Первоначальное признание за поэзией способности не менее тонко, чем проза, хотя и иными путями анализировать место человека в истории — открытие давнее: фактически об этом говорили Бодлер (напомню о его основополагающей статье «Художник современной жизни») и Уолт Уитмен еще во второй половине XIX века. Дальнейшее развитие эта мысль получила в новой философии — например у французского мыслителя Алена Бадью:
«В <…> унаследованных от XIX века условиях поэзия может взять на себя те операции мысли, которые философия, парализованная или закупоренная своими швами, оставляет незадействованными.
Следует со всей определенностью сказать, что для меня поэзия всегда остается местом мысли или, если быть точнее, процедурой истины» [3] .
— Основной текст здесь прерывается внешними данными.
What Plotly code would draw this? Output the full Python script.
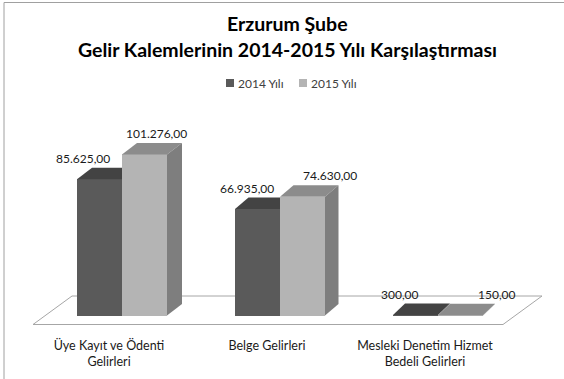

Нынешнее российское кино в его лучших проявлениях (от покойного Ивана Дыховичного до Николая Хомерики) более зорко и адекватно, чем повествовательная словесность, однако то, что сказано о «слепых зонах» современной прозы, все же до некоторой степени относится и к кино. Поэтому одно из важнейших «слепых пятен» современной русской культуры проще всего объяснить с помощью двух нашумевших фильмов соответственно 2008 и 2009 годов — «Юрьев день» Кирилла Серебренникова и «Царь» Павла Лунгина. Оба фильма вызвали бурное обсуждение в критике, одни голоса были явно «за», другие — явно «против», но во многих статьях сквозила легкая растерянность. Насколько можно судить, критики недоумевали, зачем представленная в этих двух картинах «глубинная», «корневая» российская действительность (у Серебренникова — провинциальная, у Лунгина — архаическая, XVI века) представлена столь эпически-жестокой?